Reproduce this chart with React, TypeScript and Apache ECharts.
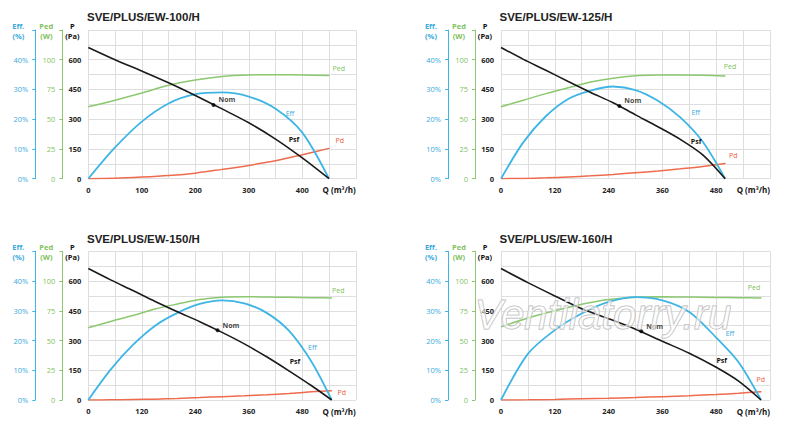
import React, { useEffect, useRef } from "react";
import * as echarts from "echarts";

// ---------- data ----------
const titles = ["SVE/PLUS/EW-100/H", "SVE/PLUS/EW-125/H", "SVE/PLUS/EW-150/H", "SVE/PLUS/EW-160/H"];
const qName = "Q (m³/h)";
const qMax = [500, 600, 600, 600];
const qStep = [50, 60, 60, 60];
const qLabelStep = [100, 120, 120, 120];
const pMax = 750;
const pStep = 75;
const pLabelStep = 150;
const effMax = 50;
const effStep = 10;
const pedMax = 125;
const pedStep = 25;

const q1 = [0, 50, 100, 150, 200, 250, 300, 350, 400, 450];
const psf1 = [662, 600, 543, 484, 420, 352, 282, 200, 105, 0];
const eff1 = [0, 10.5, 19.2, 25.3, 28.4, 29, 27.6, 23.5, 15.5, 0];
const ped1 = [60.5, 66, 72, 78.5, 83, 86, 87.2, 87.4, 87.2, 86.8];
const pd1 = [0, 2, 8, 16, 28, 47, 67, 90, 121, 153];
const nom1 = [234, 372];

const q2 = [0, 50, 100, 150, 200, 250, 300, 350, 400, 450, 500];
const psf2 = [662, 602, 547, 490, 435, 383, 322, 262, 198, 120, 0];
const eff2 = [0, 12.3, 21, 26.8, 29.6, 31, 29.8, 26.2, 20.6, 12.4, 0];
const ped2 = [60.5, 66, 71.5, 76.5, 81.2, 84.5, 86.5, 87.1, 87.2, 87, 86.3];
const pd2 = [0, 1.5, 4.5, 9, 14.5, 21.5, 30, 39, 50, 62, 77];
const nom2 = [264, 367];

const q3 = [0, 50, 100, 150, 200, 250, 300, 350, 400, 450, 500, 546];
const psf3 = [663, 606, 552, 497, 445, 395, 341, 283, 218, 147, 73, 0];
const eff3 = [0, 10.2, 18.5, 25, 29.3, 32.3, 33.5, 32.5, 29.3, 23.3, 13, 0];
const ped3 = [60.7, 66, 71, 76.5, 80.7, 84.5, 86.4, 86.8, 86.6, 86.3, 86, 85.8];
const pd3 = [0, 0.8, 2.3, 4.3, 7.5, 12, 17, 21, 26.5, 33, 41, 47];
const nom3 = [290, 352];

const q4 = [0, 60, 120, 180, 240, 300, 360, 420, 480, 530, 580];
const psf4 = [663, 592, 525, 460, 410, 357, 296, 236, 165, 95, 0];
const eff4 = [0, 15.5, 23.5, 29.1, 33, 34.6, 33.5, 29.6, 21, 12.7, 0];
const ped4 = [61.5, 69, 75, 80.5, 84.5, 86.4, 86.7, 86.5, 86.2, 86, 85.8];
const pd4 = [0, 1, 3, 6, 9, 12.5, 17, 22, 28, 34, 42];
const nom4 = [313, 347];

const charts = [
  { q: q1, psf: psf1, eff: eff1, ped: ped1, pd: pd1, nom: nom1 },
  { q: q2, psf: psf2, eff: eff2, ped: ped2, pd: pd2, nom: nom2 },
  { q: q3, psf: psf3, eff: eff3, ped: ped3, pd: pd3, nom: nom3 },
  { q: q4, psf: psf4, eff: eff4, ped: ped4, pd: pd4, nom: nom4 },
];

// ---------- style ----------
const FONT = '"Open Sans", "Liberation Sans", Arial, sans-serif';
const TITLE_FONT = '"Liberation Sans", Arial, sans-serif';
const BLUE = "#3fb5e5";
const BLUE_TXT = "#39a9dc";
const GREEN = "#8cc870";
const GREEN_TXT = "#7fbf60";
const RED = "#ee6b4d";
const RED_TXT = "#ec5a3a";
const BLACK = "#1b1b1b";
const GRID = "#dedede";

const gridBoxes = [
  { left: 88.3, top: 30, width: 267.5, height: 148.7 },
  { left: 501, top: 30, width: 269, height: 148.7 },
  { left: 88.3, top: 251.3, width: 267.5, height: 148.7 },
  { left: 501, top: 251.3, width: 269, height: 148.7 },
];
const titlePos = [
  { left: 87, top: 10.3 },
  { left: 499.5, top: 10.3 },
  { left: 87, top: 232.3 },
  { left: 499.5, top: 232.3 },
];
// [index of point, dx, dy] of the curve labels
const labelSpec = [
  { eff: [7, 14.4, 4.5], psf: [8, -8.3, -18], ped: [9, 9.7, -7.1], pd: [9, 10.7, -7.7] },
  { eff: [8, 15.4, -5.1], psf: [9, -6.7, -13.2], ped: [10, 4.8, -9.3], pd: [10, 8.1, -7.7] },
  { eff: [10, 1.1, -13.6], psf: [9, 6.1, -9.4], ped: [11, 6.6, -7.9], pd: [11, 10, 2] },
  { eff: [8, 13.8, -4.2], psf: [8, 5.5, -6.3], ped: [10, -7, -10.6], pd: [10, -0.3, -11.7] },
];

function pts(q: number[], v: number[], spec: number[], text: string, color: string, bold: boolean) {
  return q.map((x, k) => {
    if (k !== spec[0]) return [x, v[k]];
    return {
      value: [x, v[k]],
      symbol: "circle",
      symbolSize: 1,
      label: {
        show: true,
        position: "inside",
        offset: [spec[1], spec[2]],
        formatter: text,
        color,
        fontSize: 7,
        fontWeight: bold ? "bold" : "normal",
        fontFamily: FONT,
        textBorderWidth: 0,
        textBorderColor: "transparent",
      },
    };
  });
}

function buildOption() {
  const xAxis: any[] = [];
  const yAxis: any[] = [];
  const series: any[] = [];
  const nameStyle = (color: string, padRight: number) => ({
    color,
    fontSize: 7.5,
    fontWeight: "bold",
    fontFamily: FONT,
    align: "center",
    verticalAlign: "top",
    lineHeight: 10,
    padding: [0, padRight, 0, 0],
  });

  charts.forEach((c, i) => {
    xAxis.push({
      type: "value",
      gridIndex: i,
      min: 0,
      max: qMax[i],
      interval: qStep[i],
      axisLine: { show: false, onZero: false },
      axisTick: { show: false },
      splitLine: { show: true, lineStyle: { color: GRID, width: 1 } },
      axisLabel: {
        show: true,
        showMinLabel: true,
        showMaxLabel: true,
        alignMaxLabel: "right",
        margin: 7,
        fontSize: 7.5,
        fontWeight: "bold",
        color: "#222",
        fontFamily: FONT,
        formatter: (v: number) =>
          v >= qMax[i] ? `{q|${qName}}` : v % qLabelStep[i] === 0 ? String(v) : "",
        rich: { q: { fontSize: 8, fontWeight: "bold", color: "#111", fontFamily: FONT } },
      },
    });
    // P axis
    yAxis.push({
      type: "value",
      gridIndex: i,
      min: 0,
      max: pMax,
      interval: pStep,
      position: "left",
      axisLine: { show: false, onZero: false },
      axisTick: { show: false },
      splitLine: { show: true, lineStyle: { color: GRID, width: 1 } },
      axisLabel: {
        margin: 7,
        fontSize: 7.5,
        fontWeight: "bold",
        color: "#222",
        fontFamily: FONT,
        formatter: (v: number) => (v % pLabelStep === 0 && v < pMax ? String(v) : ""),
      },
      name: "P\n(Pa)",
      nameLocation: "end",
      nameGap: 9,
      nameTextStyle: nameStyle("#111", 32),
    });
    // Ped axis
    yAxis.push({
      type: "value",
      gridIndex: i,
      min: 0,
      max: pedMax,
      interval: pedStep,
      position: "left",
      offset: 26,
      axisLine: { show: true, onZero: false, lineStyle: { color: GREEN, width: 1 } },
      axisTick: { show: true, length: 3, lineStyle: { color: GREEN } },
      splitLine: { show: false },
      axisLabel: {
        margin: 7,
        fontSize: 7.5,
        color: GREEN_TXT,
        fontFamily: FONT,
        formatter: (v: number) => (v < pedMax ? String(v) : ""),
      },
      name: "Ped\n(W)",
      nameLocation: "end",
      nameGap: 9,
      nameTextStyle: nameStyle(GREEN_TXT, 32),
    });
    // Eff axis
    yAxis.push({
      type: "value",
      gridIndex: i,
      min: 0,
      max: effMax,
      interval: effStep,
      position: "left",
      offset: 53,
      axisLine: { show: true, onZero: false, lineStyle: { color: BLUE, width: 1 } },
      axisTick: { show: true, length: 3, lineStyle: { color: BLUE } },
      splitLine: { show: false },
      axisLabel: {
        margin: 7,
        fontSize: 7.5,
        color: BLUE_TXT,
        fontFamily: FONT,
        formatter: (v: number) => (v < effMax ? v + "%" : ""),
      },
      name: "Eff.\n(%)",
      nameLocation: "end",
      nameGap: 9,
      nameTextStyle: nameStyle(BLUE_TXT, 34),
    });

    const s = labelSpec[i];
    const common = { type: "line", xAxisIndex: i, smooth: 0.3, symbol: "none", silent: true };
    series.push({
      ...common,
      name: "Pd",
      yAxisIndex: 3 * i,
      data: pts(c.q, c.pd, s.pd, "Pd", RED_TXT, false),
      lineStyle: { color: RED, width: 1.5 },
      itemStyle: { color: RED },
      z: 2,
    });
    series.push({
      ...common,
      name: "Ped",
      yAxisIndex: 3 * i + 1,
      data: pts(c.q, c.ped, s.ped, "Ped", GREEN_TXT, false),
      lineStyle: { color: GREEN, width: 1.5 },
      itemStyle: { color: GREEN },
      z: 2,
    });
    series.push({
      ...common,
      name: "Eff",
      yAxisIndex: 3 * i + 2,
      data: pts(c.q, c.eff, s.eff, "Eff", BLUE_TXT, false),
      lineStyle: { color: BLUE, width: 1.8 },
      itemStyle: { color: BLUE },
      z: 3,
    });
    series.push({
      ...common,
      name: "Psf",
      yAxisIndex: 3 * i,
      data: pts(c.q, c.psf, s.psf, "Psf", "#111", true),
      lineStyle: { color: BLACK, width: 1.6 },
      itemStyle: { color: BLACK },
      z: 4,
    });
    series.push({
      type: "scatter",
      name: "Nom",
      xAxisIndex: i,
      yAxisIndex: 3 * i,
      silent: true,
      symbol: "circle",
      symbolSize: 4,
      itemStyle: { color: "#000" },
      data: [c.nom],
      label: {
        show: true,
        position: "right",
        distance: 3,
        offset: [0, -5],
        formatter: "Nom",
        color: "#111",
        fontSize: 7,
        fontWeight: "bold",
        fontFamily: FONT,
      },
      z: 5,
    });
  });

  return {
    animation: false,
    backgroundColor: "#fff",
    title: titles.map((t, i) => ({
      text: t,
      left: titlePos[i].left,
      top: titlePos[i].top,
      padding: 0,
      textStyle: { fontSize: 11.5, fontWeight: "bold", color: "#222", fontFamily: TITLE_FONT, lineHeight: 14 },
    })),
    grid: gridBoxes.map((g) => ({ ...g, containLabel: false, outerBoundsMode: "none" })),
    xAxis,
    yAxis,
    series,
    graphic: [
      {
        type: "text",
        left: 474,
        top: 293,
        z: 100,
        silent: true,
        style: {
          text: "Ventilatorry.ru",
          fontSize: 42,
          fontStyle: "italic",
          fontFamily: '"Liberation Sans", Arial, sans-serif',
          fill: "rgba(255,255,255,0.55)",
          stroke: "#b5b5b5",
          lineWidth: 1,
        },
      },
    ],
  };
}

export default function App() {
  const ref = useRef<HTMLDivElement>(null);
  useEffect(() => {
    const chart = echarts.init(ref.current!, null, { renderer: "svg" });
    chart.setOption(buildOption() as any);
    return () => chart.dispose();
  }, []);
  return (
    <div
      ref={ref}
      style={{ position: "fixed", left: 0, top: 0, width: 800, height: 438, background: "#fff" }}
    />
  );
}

┄┄┄┄┄┄

- Stated task:
Set down again, exactly, the lines of the material above from its first line to the one with "import * as", inclusive. Leave the pictures out.

- Result of the task:
Reproduce this chart with React, TypeScript and Apache ECharts.
import React, { useEffect, useRef } from "react";
import * as echarts from "echarts";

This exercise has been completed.